AMC12 2012 B

Let the ordered triple $(a,b,c)$ denote that $a$ songs are liked by Amy and Beth, $b$ songs by Beth and Jo, and $c$ songs by Jo and Amy. The only possible triples are $(1,1,1), (2,1,1), (1,2,1)(1,1,2)$. To show this, first observe these are all valid conditions. Second, note that none of $a,b,c$ can be bigger than 3. Suppose otherwise, that $a = 3$. Without loss of generality, say that Amy and Beth like songs 1, 2, and 3. Then because there is at least one song liked by each pair of girls, we require either $b$ or $c$ to be at least 1. In fact, we require either $b$ or $c$ to equal 1, otherwise there will be a song liked by all three. Suppose $b = 1$. Then we must have $c=0$ since no song is liked by all three girls, which contradicts with the statement "for each of the three pairs of the girls, there is at least one song liked by those two girls". Case 1: How many ways are there for $(a,b,c)$ to equal $(1,1,1)$? There are 4 choices for which song is liked by Amy and Beth, 3 choices for which song is liked by Beth and Jo, and 2 choices for which song is liked by Jo and Amy.
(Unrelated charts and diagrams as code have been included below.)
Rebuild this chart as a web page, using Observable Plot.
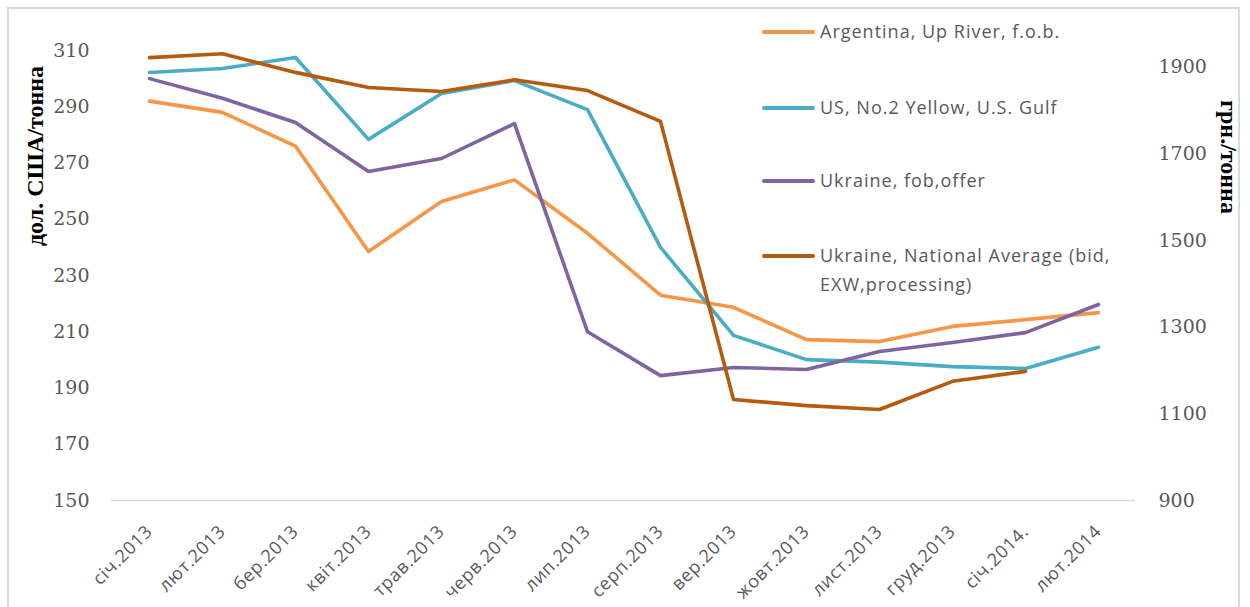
<!DOCTYPE html>
<html><head><meta charset="utf-8">
<script src="https://cdn.jsdelivr.net/npm/d3@7"></script>
<script src="https://cdn.jsdelivr.net/npm/@observablehq/plot@0.6"></script>
<style>
body{margin:0;background:#fff;}
#wrap{position:relative;width:1250px;height:607px;overflow:hidden;}
#border{position:absolute;left:7px;top:7px;width:1233px;height:620px;border:2px solid #dadada;box-sizing:border-box;}
.lg{position:absolute;font-family:"Open Sans",sans-serif;font-size:18px;letter-spacing:1px;color:#595959;line-height:29px;white-space:nowrap;}
.sw{position:absolute;width:53px;height:4px;border-radius:2px;}
.ttl{position:absolute;font-family:"Liberation Serif",serif;font-weight:bold;font-size:24px;color:#000;white-space:nowrap;}
svg g[aria-label="x-axis tick label"] text{letter-spacing:0.7px;}
</style></head>
<body><div id="wrap"><div id="border"></div></div>
<script>
const months = ["січ.2013","лют.2013","бер.2013","квіт.2013","трав.2013","черв.2013","лип.2013","серп.2013","вер.2013","жовт.2013","лист.2013","груд.2013","січ.2014.","лют.2014"];
const seriesNames = ["Argentina, Up River, f.o.b.","US, No.2 Yellow, U.S. Gulf","Ukraine, fob,offer","Ukraine, National Average (bid, EXW,processing)"];
const colors = ["#F79646","#4BACC6","#8064A2","#B65A10"];
const argentina = [292,288,276,238.5,256.3,264,245,223,218.7,207.2,206.5,211.9,214.3,216.8];
const usGulf    = [302.2,303.6,307.5,278.4,294.7,299.3,289,240,208.7,200.1,199.2,197.6,196.9,204.5];
const ukrFob    = [300,293,284.4,267,271.6,284,210,194.4,197.3,196.6,203,206.2,209.7,219.7];
const ukrNatAvg = [1922,1931,1888,1853,1844,1871,1846,1775,1133,1119,1110,1175,1198,null]; // грн./тонна (right axis)
const leftTicks = [150,170,190,210,230,250,270,290,310];
const rightTicks = [900,1100,1300,1500,1700,1900];
const leftDomain = [150,310];
const rightDomain = [900,1938.5];

const toLeft = v => leftDomain[0] + (v - rightDomain[0]) * (leftDomain[1]-leftDomain[0])/(rightDomain[1]-rightDomain[0]);
const fromLeft = l => rightDomain[0] + (l - leftDomain[0]) * (rightDomain[1]-rightDomain[0])/(leftDomain[1]-leftDomain[0]);

const leftSeries = [argentina, usGulf, ukrFob];
const data = [];
leftSeries.forEach((arr,si)=>arr.forEach((v,i)=>data.push({s:seriesNames[si], m:months[i], v})));
ukrNatAvg.forEach((v,i)=>{ if(v!=null) data.push({s:seriesNames[3], m:months[i], v:toLeft(v)}); });

const chart = Plot.plot({
  width:1250, height:607,
  marginLeft:111, marginRight:115, marginTop:50, marginBottom:107,
  x:{type:"point", domain:months, padding:0.5},
  y:{domain:leftDomain},
  color:{domain:seriesNames, range:colors},
  style:{fontFamily:"'Open Sans',sans-serif", background:"transparent", overflow:"visible"},
  marks:[
    Plot.ruleY([leftDomain[0]],{stroke:"#d9d9d9", strokeWidth:1.5}),
    Plot.axisY(leftTicks,{anchor:"left", tickSize:0, tickPadding:22, label:null, fontFamily:"DejaVu Serif", fontSize:19, fill:"#595959"}),
    Plot.axisY(rightTicks.map(toLeft),{anchor:"right", tickSize:0, tickPadding:23, label:null, tickFormat:d=>String(Math.round(fromLeft(d))), fontFamily:"DejaVu Serif", fontSize:19, fill:"#595959"}),
    Plot.axisX({anchor:"bottom", tickSize:0, tickPadding:28, tickRotate:-45, label:null, fontFamily:"'Open Sans',sans-serif", fontSize:18, fill:"#595959"}),
    Plot.line(data,{x:"m", y:"v", z:"s", stroke:"s", strokeWidth:3.6, strokeLinejoin:"round", strokeLinecap:"round"})
  ]
});
const wrap = document.getElementById("wrap");
chart.style.position="absolute"; chart.style.left="0"; chart.style.top="0";
wrap.appendChild(chart);

// legend
const legendY = [32,108,181,256];
seriesNames.forEach((n,i)=>{
  const sw=document.createElement("div"); sw.className="sw";
  sw.style.left="762px"; sw.style.top=(legendY[i]-2)+"px"; sw.style.background=colors[i];
  wrap.appendChild(sw);
  const t=document.createElement("div"); t.className="lg";
  t.style.left="820px"; t.style.top=(legendY[i]-15)+"px";
  t.textContent=n;
  if(i===3){ t.innerHTML="Ukraine, National Average (bid,<br>EXW,processing)"; }
  wrap.appendChild(t);
});
// axis titles
const lt=document.createElement("div"); lt.className="ttl"; lt.textContent="дол. США/тонна";
lt.style.left="35px"; lt.style.top="156px"; lt.style.transform="translate(-50%,-50%) rotate(-90deg)";
wrap.appendChild(lt);
const rt=document.createElement("div"); rt.className="ttl"; rt.textContent="грн./тонна";
rt.style.left="1228px"; rt.style.top="157px"; rt.style.transform="translate(-50%,-50%) rotate(90deg)";
wrap.appendChild(rt);
</script></body></html>
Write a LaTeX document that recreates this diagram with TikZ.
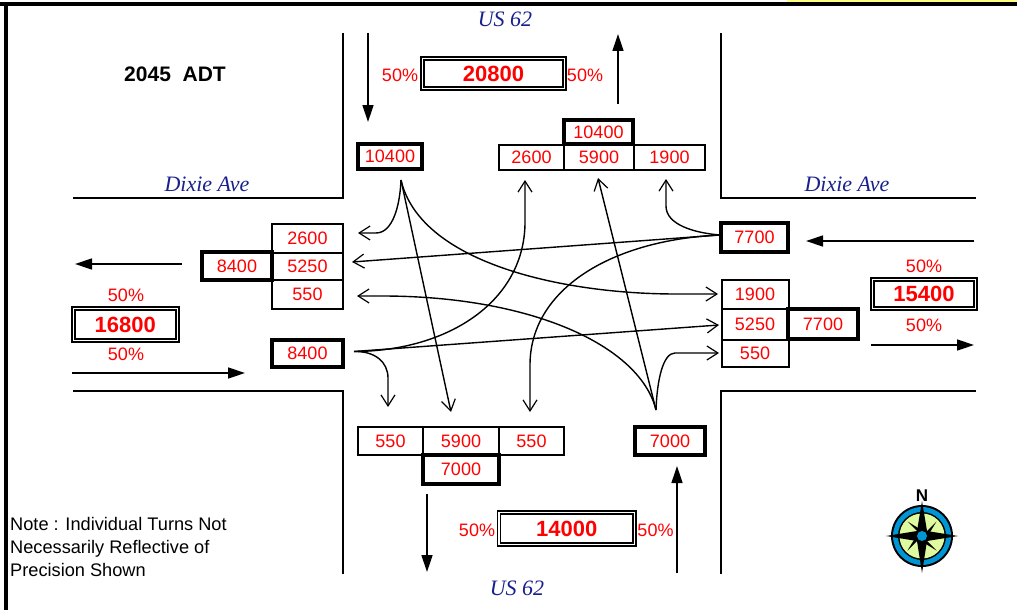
\documentclass[tikz,border=0pt]{standalone}
\usepackage{fontspec}
\setmainfont{Liberation Sans}
\newfontfamily\roadfont{Liberation Serif}
\usetikzlibrary{arrows.meta}
\definecolor{roadblue}{RGB}{24,32,140}
\definecolor{valred}{RGB}{255,0,0}
\definecolor{compblue}{RGB}{0,150,214}
\definecolor{compgreen}{RGB}{224,250,160}
\definecolor{edgeyellow}{RGB}{255,255,128}
\tikzset{
  x=1pt,y=-1pt,
  cellbox/.style={draw=black,line width=2pt,inner sep=0pt,text=valred,font=\fontsize{18}{20}\selectfont},
  heavybox/.style={cellbox,line width=3.6pt},
  totalbox/.style={draw=black,inner sep=0pt,line width=1.8pt,double,double distance=1.3pt,text=valred,font=\fontsize{22}{24}\selectfont\bfseries},
  pct/.style={inner sep=0pt,text=valred,font=\fontsize{18}{20}\selectfont},
  road/.style={inner sep=0pt,text=roadblue,font=\fontsize{22}{24}\selectfont\roadfont\itshape},
  curb/.style={line width=2pt,line cap=butt},
  flow/.style={line width=1.4pt,-{Straight Barb[length=11pt,width=14pt,line width=1.2pt]}},
  leg/.style={line width=1.4pt,-{Triangle[length=17pt,width=11pt]}},
  plain/.style={inner sep=0pt}
}
\begin{document}
\begin{tikzpicture}
\useasboundingbox (0,0) rectangle (1017,610);
% frame
\fill[edgeyellow] (787,0) rectangle (1017,2);
\fill[black] (0,2) rectangle (1017,6);
\fill[black] (4,2) rectangle (8,610);
% curbs
\draw[curb] (73,198) -- (343,198) -- (343,33);
\draw[curb] (721,33) -- (721,198) -- (976,198);
\draw[curb] (73,391) -- (343,391) -- (343,574);
\draw[curb] (721,574) -- (721,391) -- (976,391);
% road names and titles
\node[road] (us62n) at (505,19.5) {US 62};
\node[road] (us62s) at (517,588) {US 62};
\node[road] (dixw) at (207,184.5) {Dixie Ave};
\node[road] (dixe) at (847,184.5) {Dixie Ave};
\node[plain,font=\fontsize{21}{23}\selectfont\bfseries] (title) at (175,74) {2045\ \ ADT};
\node[plain,anchor=north west,align=left,font=\fontsize{18.2}{23}\selectfont] (note) at (10,517) {Note : Individual Turns Not\\Necessarily Reflective of\\Precision Shown};
% north
\node[totalbox,minimum width=142.5pt,minimum height=30.5pt] (tn) at (493.5,73.5) {20800};
\node[pct] (pn1) at (400,75) {50\%};
\node[pct] (pn2) at (585,75) {50\%};
\node[cellbox,minimum width=65pt,minimum height=25pt] (t1) at (531.5,157) {2600};
\node[cellbox,minimum width=70pt,minimum height=25pt] (t2) at (599,157) {5900};
\node[cellbox,minimum width=71pt,minimum height=25pt] (t3) at (669.5,157) {1900};
\node[heavybox,minimum width=69pt,minimum height=24pt] (t0) at (598.5,132) {10400};
\node[heavybox,minimum width=64pt,minimum height=25pt] (tl) at (390,156.5) {10400};
% west
\node[cellbox,minimum width=71pt,minimum height=29pt] (l1) at (307.5,238.5) {2600};
\node[cellbox,minimum width=71pt,minimum height=27pt] (l2) at (307.5,266.5) {5250};
\node[cellbox,minimum width=71pt,minimum height=29pt] (l3) at (307.5,294.5) {550};
\node[heavybox,minimum width=70pt,minimum height=28pt] (l0) at (237,266) {8400};
\node[heavybox,minimum width=71pt,minimum height=27pt] (lw) at (307.5,353.5) {8400};
\node[totalbox,minimum width=104pt,minimum height=31.5pt] (tw) at (125.3,324.5) {16800};
\node[pct] (pw1) at (126,295) {50\%};
\node[pct] (pw2) at (126,354) {50\%};
% east
\node[heavybox,minimum width=67pt,minimum height=29pt] (re) at (754.5,237.5) {7700};
\node[cellbox,minimum width=67pt,minimum height=29pt] (r1) at (755,294.5) {1900};
\node[cellbox,minimum width=67pt,minimum height=31pt] (r2) at (755,324.5) {5250};
\node[cellbox,minimum width=67pt,minimum height=27pt] (r3) at (755,353.5) {550};
\node[heavybox,minimum width=70pt,minimum height=30pt] (r0) at (823,324) {7700};
\node[totalbox,minimum width=103.5pt,minimum height=29pt] (te) at (924,294.3) {15400};
\node[pct] (pe1) at (924,266) {50\%};
\node[pct] (pe2) at (924,325) {50\%};
% south
\node[cellbox,minimum width=65pt,minimum height=28pt] (b1) at (390.5,441) {550};
\node[cellbox,minimum width=76pt,minimum height=28pt] (b2) at (461,441) {5900};
\node[cellbox,minimum width=65pt,minimum height=28pt] (b3) at (531.5,441) {550};
\node[heavybox,minimum width=76pt,minimum height=29pt] (b0) at (461,469.5) {7000};
\node[heavybox,minimum width=70pt,minimum height=28pt] (bs) at (670,441) {7000};
\node[totalbox,minimum width=135.5pt,minimum height=32pt] (ts) at (566.7,528.7) {14000};
\node[pct] (ps1) at (477,530) {50\%};
\node[pct] (ps2) at (655.5,530) {50\%};
% approach / departure arrows
\coordinate (an1) at (368,33);  \coordinate (an2) at (368,122);
\coordinate (dn1) at (618,104); \coordinate (dn2) at (618,34);
\coordinate (dw1) at (182,264); \coordinate (dw2) at (75,264);
\coordinate (aw1) at (72,373);  \coordinate (aw2) at (245,373);
\coordinate (ae1) at (974,241); \coordinate (ae2) at (806,241);
\coordinate (de1) at (871,345); \coordinate (de2) at (974,345);
\coordinate (ds1) at (427,494); \coordinate (ds2) at (427,572);
\coordinate (as1) at (677,573); \coordinate (as2) at (677,466);
\draw[leg] (an1) -- (an2);
\draw[leg] (dn1) -- (dn2);
\draw[leg] (dw1) -- (dw2);
\draw[leg] (aw1) -- (aw2);
\draw[leg] (ae1) -- (ae2);
\draw[leg] (de1) -- (de2);
\draw[leg] (ds1) -- (ds2);
\draw[leg] (as1) -- (as2);
% movement sources and targets
\coordinate (srcn) at (401,180);
\coordinate (srce) at (720,235);
\coordinate (srcw) at (354,351.5);
\coordinate (srcs) at (656,410);
\coordinate (tgl1) at (358,233);
\coordinate (tgl2) at (352,262);
\coordinate (tgl3) at (357,296);
\coordinate (tgb1) at (388,407);
\coordinate (tgb2) at (451,412);
\coordinate (tgb3) at (530,412);
\coordinate (tgt1) at (525,180);
\coordinate (tgt2) at (598,178);
\coordinate (tgt3) at (666,179);
\coordinate (tgr1) at (718,294);
\coordinate (tgr2) at (719,325);
\coordinate (tgr3) at (719,353);
% from north
\draw[flow] (srcn) .. controls (400,205) and (393,233) .. (376,233) -- (tgl1);
\draw[flow] (srcn) -- (tgb2);
\draw[flow] (srcn) .. controls (420,262) and (560,294) .. (676,294) -- (tgr1);
% from east
\draw[flow] (srce) -- (tgl2);
\draw[flow] (srce) .. controls (695,233) and (666,225) .. (666,206) -- (tgt3);
\draw[flow] (srce) .. controls (610,240) and (530,290) .. (530,365) -- (tgb3);
% from west
\draw[flow] (srcw) -- (tgr2);
\draw[flow] (srcw) .. controls (450,351) and (525,300) .. (525,222) -- (tgt1);
\draw[flow] (srcw) .. controls (375,351) and (388,362) .. (388,378) -- (tgb1);
% from south
\draw[flow] (srcs) -- (tgt2);
\draw[flow] (srcs) .. controls (657,380) and (663,353) .. (675,353) -- (tgr3);
\draw[flow] (srcs) .. controls (640,345) and (530,296) .. (382,296) -- (tgl3);
% compass
\begin{scope}[shift={(922,536)}]
  \fill[black] (0,0) circle (31);
  \fill[compblue] (0,0) circle (29);
  \fill[black] (0,0) circle (24);
  \fill[compgreen] (0,0) circle (22.5);
  \fill[black] (-14.5,-14.5) -- (3.5,-3.5) -- (14.5,-14.5) -- (3.5,3.5) -- (14.5,14.5) -- (-3.5,3.5) -- (-14.5,14.5) -- (-3.5,-3.5) -- cycle;
  \fill[black] (0,-35) -- (5,-5) -- (36,0) -- (5,5) -- (0,37) -- (-5,5) -- (-36,0) -- (-5,-5) -- cycle;
  \fill[compblue] (0,0) circle (5);
\end{scope}
\node[plain,font=\fontsize{17}{18}\selectfont\bfseries] (north) at (922,495.5) {N};
\end{tikzpicture}
\end{document}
The fourth song can be liked by only one of the girls, or none of the girls, for a total of 4 choices. So $(a,b,c)=(1,1,1)$ in $4\cdot3\cdot2\cdot4 = 96$ ways. Case 2: To find the number of ways for $(a,b,c) = (2,1,1)$ (without order), observe there are $\binom{4}{2} = 6$ choices of songs for the first pair of girls. There remain 2 choices of songs for the next pair (who only like one song). The last song is given to the last pair of girls. But observe that we can let any three pairs of the girls to like two songs, so we multiply by 3. In this case there are $(6\cdot2)\cdot3=36$ ways for the girls to like the songs. That gives a total of $96 + 36 = 132$ ways for the girls to like the songs, so the answer is $\boxed{(\textrm{\textbf{B}})}$.